Task details | Copy exactly the lines from the one containing "Recreate this image as a Python" through the one containing "zorder=3, clip_on=False)", both included, and leave out any pictures.
# Start of Exercise materials
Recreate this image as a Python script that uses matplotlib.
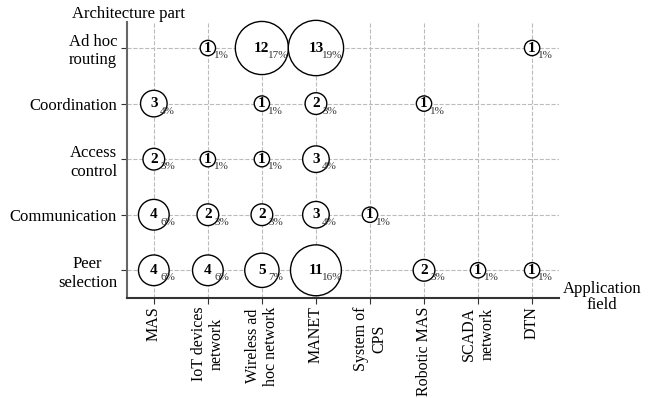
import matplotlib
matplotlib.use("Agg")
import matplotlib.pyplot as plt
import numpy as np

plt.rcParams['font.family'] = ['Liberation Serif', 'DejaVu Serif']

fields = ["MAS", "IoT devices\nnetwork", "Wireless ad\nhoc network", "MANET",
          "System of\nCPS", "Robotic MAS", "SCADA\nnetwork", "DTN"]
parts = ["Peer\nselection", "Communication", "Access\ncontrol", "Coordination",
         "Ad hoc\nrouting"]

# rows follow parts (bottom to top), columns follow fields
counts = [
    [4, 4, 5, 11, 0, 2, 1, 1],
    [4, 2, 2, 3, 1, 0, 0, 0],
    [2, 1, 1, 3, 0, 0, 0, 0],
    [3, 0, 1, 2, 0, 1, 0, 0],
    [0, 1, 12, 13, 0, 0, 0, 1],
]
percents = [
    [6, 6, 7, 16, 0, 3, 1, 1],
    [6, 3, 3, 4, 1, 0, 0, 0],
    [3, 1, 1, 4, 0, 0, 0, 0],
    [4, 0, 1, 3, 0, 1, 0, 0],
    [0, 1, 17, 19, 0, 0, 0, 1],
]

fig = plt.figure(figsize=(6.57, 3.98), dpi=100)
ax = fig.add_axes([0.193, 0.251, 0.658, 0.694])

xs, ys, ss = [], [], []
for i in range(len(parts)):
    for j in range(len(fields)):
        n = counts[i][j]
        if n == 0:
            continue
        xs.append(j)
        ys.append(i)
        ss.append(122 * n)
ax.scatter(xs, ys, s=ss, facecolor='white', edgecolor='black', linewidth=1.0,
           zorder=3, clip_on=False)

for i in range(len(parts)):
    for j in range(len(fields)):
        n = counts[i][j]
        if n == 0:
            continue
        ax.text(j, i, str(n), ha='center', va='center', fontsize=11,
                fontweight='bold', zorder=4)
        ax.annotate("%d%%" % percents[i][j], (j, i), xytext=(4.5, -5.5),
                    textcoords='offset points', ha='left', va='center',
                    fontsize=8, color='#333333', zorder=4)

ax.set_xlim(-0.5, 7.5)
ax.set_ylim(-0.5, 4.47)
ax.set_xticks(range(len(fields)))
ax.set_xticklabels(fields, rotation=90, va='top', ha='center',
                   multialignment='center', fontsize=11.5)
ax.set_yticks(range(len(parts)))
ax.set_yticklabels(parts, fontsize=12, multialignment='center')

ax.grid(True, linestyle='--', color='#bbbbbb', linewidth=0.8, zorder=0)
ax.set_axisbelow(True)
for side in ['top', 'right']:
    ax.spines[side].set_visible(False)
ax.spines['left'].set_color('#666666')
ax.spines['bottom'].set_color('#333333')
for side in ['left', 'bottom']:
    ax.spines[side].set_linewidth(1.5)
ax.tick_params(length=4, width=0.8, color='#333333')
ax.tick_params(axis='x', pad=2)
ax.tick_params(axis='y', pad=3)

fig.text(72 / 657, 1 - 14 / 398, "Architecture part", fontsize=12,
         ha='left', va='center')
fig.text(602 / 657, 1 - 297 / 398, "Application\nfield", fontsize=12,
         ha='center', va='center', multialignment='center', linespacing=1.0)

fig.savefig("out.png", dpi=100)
# End of Exercise materials
# Start of Exercise materials
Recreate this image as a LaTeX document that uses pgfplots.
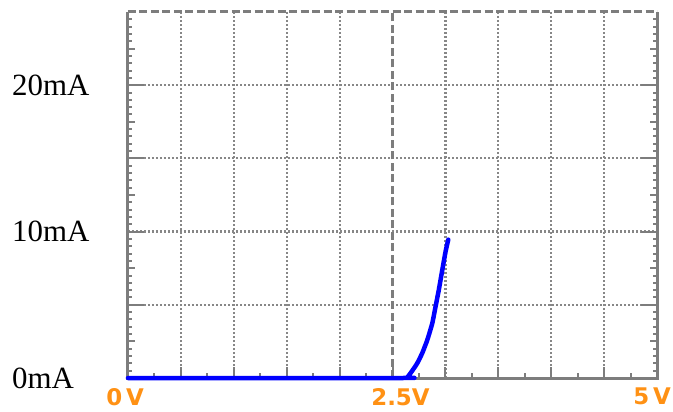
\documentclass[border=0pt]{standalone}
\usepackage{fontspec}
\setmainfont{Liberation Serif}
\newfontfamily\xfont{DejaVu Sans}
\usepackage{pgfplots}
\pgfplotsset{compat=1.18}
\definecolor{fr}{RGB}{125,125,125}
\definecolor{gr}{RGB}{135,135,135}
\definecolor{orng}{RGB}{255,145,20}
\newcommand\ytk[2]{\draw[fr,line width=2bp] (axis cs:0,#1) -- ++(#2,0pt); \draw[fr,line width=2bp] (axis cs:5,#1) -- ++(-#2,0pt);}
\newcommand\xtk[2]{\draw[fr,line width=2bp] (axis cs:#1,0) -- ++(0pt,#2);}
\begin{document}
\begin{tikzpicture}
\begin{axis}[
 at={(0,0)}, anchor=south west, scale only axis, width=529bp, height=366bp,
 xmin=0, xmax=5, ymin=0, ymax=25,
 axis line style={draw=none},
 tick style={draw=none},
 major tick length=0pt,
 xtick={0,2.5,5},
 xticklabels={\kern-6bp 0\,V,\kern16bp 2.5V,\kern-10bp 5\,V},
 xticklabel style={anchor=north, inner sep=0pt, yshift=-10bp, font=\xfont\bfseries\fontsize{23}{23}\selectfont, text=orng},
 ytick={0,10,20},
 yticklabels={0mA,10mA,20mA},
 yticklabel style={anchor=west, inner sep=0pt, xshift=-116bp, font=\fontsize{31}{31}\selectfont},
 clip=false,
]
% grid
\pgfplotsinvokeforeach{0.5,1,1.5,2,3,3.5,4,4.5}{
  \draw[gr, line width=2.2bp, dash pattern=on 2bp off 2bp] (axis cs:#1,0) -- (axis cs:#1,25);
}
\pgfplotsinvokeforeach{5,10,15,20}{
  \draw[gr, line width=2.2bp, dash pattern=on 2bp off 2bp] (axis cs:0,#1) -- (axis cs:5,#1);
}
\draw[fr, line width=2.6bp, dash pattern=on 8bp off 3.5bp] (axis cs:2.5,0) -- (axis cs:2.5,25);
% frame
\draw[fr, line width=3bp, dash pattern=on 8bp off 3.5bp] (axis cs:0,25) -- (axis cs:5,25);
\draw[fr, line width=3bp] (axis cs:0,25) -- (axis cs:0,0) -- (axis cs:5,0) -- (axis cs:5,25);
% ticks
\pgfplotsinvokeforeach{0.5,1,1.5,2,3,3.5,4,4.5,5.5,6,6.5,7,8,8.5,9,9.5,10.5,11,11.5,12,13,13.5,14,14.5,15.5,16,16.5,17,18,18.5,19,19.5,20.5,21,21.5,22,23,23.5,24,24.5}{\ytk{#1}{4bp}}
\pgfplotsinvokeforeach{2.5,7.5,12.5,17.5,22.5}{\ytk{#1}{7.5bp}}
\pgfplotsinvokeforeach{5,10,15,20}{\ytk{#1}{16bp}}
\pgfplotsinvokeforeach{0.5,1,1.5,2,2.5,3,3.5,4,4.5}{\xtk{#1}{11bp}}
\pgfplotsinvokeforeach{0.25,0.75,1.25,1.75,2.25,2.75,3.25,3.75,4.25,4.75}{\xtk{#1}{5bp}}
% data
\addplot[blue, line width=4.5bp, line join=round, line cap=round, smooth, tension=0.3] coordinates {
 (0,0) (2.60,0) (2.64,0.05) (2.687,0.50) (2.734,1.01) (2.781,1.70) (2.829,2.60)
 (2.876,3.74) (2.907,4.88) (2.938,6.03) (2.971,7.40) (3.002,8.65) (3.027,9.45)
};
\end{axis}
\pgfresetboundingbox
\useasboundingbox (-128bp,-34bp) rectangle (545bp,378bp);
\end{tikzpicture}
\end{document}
# End of Exercise materials
Solved problem |
Recreate this image as a Python script that uses matplotlib.
import matplotlib
matplotlib.use("Agg")
import matplotlib.pyplot as plt
import numpy as np

plt.rcParams['font.family'] = ['Liberation Serif', 'DejaVu Serif']

fields = ["MAS", "IoT devices\nnetwork", "Wireless ad\nhoc network", "MANET",
          "System of\nCPS", "Robotic MAS", "SCADA\nnetwork", "DTN"]
parts = ["Peer\nselection", "Communication", "Access\ncontrol", "Coordination",
         "Ad hoc\nrouting"]

# rows follow parts (bottom to top), columns follow fields
counts = [
    [4, 4, 5, 11, 0, 2, 1, 1],
    [4, 2, 2, 3, 1, 0, 0, 0],
    [2, 1, 1, 3, 0, 0, 0, 0],
    [3, 0, 1, 2, 0, 1, 0, 0],
    [0, 1, 12, 13, 0, 0, 0, 1],
]
percents = [
    [6, 6, 7, 16, 0, 3, 1, 1],
    [6, 3, 3, 4, 1, 0, 0, 0],
    [3, 1, 1, 4, 0, 0, 0, 0],
    [4, 0, 1, 3, 0, 1, 0, 0],
    [0, 1, 17, 19, 0, 0, 0, 1],
]

fig = plt.figure(figsize=(6.57, 3.98), dpi=100)
ax = fig.add_axes([0.193, 0.251, 0.658, 0.694])

xs, ys, ss = [], [], []
for i in range(len(parts)):
    for j in range(len(fields)):
        n = counts[i][j]
        if n == 0:
            continue
        xs.append(j)
        ys.append(i)
        ss.append(122 * n)
ax.scatter(xs, ys, s=ss, facecolor='white', edgecolor='black', linewidth=1.0,
           zorder=3, clip_on=False)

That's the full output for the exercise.